Однако на процессе выясняется, что погибший вовсе не является евреем: его отец, господин Штремплин, родился в семье вюртембергского пастора, а мать принадлежит к старому роду баденских крестьян. Это сообщение вызвало еще большее раздражение Туллы, которая назвала убитого «лжецом и мошенником», потому что он выдавал себя за еврея, а оказался немцем. После этого судья лишил ее слова.

Конни же, узнав, что его виртуальный оппонент немец, заявил, что лишь он сам, Конни, мог принять решение, является тот евреем или нет, и что «стрелял из принципа».

Отец Конни снова и снова кается, что он и мать мальчика, его бывшая жена, «оставались слепыми» и что ему следовало «побольше интересоваться собственным сыном». «Нам нет оправдания», — говорит он. Родителям приходится признать, что они допустили роковую ошибку. Такими же упреками терзаются и родители несчастного убитого юноши, которого звали, вовсе не Давидом, а Вольфгангом.

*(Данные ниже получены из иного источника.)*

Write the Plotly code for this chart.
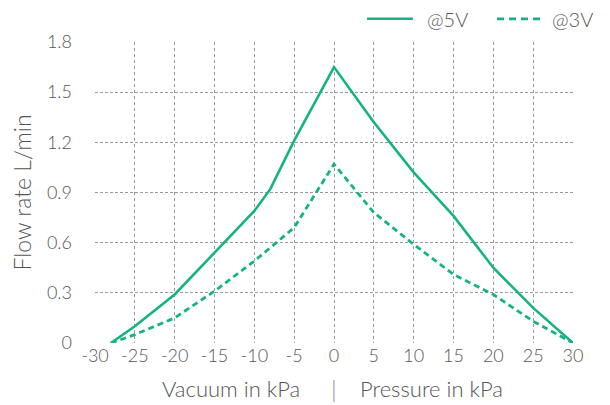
import plotly.graph_objects as go

x_5v = [-28, -25, -20, -15, -10, -8, -5, 0, 5, 10, 15, 20, 25, 30]
y_5v = [0, 0.10, 0.29, 0.54, 0.79, 0.92, 1.21, 1.65, 1.32, 1.02, 0.76, 0.45, 0.21, 0]
x_3v = [-28, -25, -20, -15, -10, -5, 0, 5, 10, 15, 20, 25, 30]
y_3v = [0, 0.05, 0.15, 0.31, 0.49, 0.69, 1.07, 0.78, 0.59, 0.41, 0.29, 0.13, 0]
x_ticks = list(range(-30, 31, 5))
x_tick_text = [str(v) for v in x_ticks]
y_ticks = [0, 0.3, 0.6, 0.9, 1.2, 1.5, 1.8]
y_tick_text = ["0", "0.3", "0.6", "0.9", "1.2", "1.5", "1.8"]
series_names = ["@5V", "@3V"]

GREEN = "#15b47c"
TXT = "#555555"
FONT = "Lato"
DASH3 = "6px,4px"

fig = go.Figure()
fig.add_trace(go.Scatter(x=x_5v, y=y_5v, mode="lines", name=series_names[0],
                         line=dict(color=GREEN, width=2.6), showlegend=False))
fig.add_trace(go.Scatter(x=x_3v, y=y_3v, mode="lines", name=series_names[1],
                         line=dict(color=GREEN, width=2.8, dash=DASH3), showlegend=False))

# manual legend (paper coordinates)
ly = 1.077
fig.add_shape(type="line", xref="paper", yref="paper", x0=0.569, x1=0.665, y0=ly, y1=ly,
              line=dict(color=GREEN, width=2.6))
fig.add_shape(type="line", xref="paper", yref="paper", x0=0.841, x1=0.937, y0=ly, y1=ly,
              line=dict(color=GREEN, width=2.8, dash="7px,5px"))
fig.add_annotation(xref="paper", yref="paper", x=0.6925, y=ly, text=series_names[0],
                   showarrow=False, xanchor="left", yanchor="middle", borderpad=0,
                   font=dict(size=20, weight=300, color=TXT))
fig.add_annotation(xref="paper", yref="paper", x=0.954, y=ly, text=series_names[1],
                   showarrow=False, xanchor="left", yanchor="middle", borderpad=0,
                   font=dict(size=20, weight=300, color=TXT))

# x-axis title pieces
ty = -0.15
fig.add_annotation(xref="x", yref="paper", x=-4, y=ty, text="Vacuum in kPa",
                   showarrow=False, xanchor="right", yanchor="middle",
                   font=dict(size=22, weight=300, color=TXT))
fig.add_annotation(xref="x", yref="paper", x=0, y=ty, text="|",
                   showarrow=False, xanchor="center", yanchor="middle",
                   font=dict(size=24, weight=300, color="#888888"))
fig.add_annotation(xref="x", yref="paper", x=3, y=ty, text="Pressure in kPa",
                   showarrow=False, xanchor="left", yanchor="middle",
                   font=dict(size=22, weight=300, color=TXT))

fig.update_layout(
    width=602, height=397,
    margin=dict(l=87, r=37, t=34, b=62, autoexpand=False),
    plot_bgcolor="white", paper_bgcolor="white",
    font=dict(family=FONT, color=TXT, size=18, weight=300),
    showlegend=False,
    xaxis=dict(range=[-30, 30], tickvals=x_ticks, ticktext=x_tick_text, showgrid=True,
               gridcolor="#999999", griddash="dot", gridwidth=1,
               zeroline=False, showline=False, ticks="",
               tickfont=dict(size=18, weight=300)),
    yaxis=dict(range=[0, 1.8], tickvals=y_ticks, ticktext=y_tick_text,
               showgrid=True, gridcolor="#999999", griddash="3px,2px", gridwidth=1,
               zeroline=False, showline=False, ticks="", ticklabelstandoff=22,
               tickfont=dict(size=18, weight=300),
               title=dict(text="Flow rate L/min", font=dict(size=23, weight=300), standoff=8)),
)

fig.write_html("out.html")
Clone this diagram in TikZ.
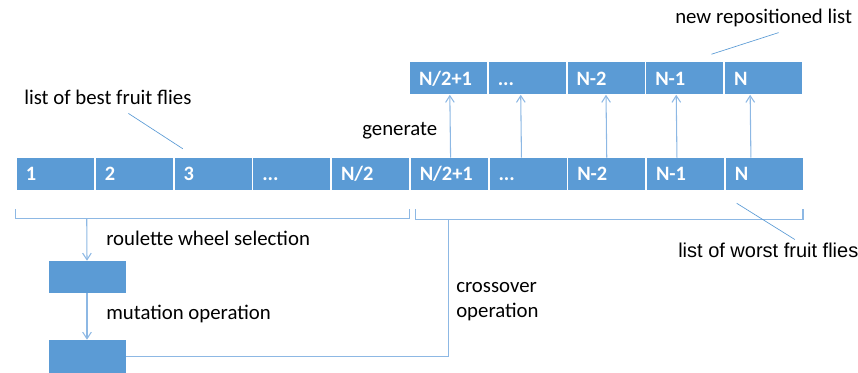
\documentclass[tikz,border=0pt]{standalone}
\usepackage{fontspec}
\setmainfont{Carlito}
\newfontfamily\arialfont{Liberation Sans}
\usetikzlibrary{arrows.meta, positioning, calc}
\definecolor{cellblue}{HTML}{5B9BD5}
\definecolor{wireblue}{HTML}{8DB8E4}

\begin{document}
\begin{tikzpicture}[x=0.75pt, y=-0.75pt,
        cell/.style={rectangle, fill=cellblue, text=white, font=\fontsize{15.3}{18}\selectfont\bfseries, minimum height=24pt, text width=44.25pt, inner xsep=6.75pt, inner ysep=0pt, text height=10pt, text depth=0pt, align=left},
        lbl/.style={font=\fontsize{15.6}{18.75}\selectfont, inner sep=0pt, anchor=base west, align=left},
        wire/.style={draw=wireblue, line width=0.8pt},
        lead/.style={draw=cellblue, line width=0.5pt},
        arrow/.style={wire, -{Straight Barb[length=5pt, width=6.5pt]}}
    ]
        \useasboundingbox (0,0) rectangle (858,373);

        % Fila inferior: lista completa
        \node [cell] (b1) at (55.5, 174) {1};
        \node [cell] (b2) at (134.25, 174) {2};
        \node [cell] (b3) at (213, 174) {3};
        \node [cell] (b4) at (291.75, 174) {...};
        \node [cell] (b5) at (370.5, 174) {N/2};
        \node [cell] (b6) at (449.25, 174) {N/2+1};
        \node [cell] (b7) at (528, 174) {...};
        \node [cell] (b8) at (606.75, 174) {N-2};
        \node [cell] (b9) at (685.5, 174) {N-1};
        \node [cell] (b10) at (764.25, 174) {N};

        % Fila superior: lista reposicionada
        \node [cell] (t1) at (448.5, 78.5) {N/2+1};
        \node [cell] (t2) at (527.25, 78.5) {...};
        \node [cell] (t3) at (606, 78.5) {N-2};
        \node [cell] (t4) at (684.75, 78.5) {N-1};
        \node [cell] (t5) at (763.5, 78.5) {N};

        % Bloques de seleccion y mutacion
        \node [cell] (sA) at (87, 277) {};
        \node [cell, minimum height=24.75pt] (sB) at (87, 356.5) {};

        % Textos
        \node [lbl] (lbest) at (24, 105) {list of best fruit flies};
        \node [lbl] (lgen) at (362, 136) {generate};
        \node [lbl] (lnew) at (675, 24) {new repositioned list};
        \node [lbl, font=\fontsize{15}{18}\selectfont\arialfont] (lworst) at (678, 258) {list of worst fruit flies};
        \node [lbl] (lsel) at (106, 246) {roulette wheel selection};
        \node [lbl] (lmut) at (106, 320) {mutation operation};
        \node [lbl] (lcross) at (456, 318) {crossover\\operation};

        % Llaves bajo la fila inferior
        \draw [wire] ($(b1.south west)+(-1,19)$) -- ++(0,9) -- ($(b5.south east)+(0,28)$) -- ++(0,-9);
        \draw [wire] ($(b6.south west)+(5,19)$) -- ++(0,10) -- ($(b10.south east)+(0,29)$) -- ++(0,-10);
        \coordinate (bestbr) at ($(b1.south west)+(70,28)$);
        \coordinate (worstbr) at ($(b6.south west)+(38,29)$);

        % Flujo: seleccion, mutacion, cruce
        \draw [arrow] (bestbr) -- (sA.north);
        \draw [arrow] (sA.south) -- (sB.north);
        \draw [wire] (sB.east) -| (worstbr);

        % Flechas de generacion
        \draw [arrow] ([xshift=1pt]b6.north) -- ([xshift=1pt]t1.south);
        \draw [arrow] ([xshift=-4.9pt]b7.north) -- ([xshift=-4.9pt]t2.south);
        \draw [arrow] (b8.north) -- (t3.south);
        \draw [arrow] ([xshift=-6.4pt]b9.north) -- ([xshift=-6.4pt]t4.south);
        \draw [arrow] ([xshift=-10pt]b10.north) -- ([xshift=-10pt]t5.south);

        % Lineas de referencia de las etiquetas
        \draw [lead] ([xshift=15.4pt, yshift=-6pt]lbest.south) -- ([xshift=6.4pt, yshift=6.75pt]b3.north west);
        \draw [lead] ([xshift=11.25pt, yshift=-3.75pt]lnew.south) -- ([xshift=-9pt, yshift=6pt]t4.north east);
        \draw [lead] ([xshift=19.9pt, yshift=2.8pt]lworst.north) -- ([xshift=8.4pt, yshift=-9.75pt]b10.south west);
    \end{tikzpicture}
\end{document}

Отец убитого признается Паулю, что, будучи чрезвычайно занят на работе, тоже утратил контакт с собственным сыном.

Родители Вольфганга тоже не могут понять, почему их сыну пришло в голову заняться этим «ужасным партийным функционером» и убившим его студентом-медиком. «Может, мы слишком рано отказались от педагогического воздействия на сына», — сокрушаются они. Учителя гимназии, в которой учился Конни, подтвердили его хорошую успеваемость и объяснили, почему возражали, когда их ученик хотел сделать доклад о социальной значимости нацистской организации «Сила через радость» и вообще о событиях 30 января 1933 года, когда к власти пришел Гитлер. Учителя заявили, что доклады эти были проникнуты национал-социалистической идеологией, которая преподносилась весьма хитроумно — с помощью пропаганды так называемой «бесклассовой народной общности». Они подтвердили, что в школах растет число учеников со склонностью к правому экстремизму.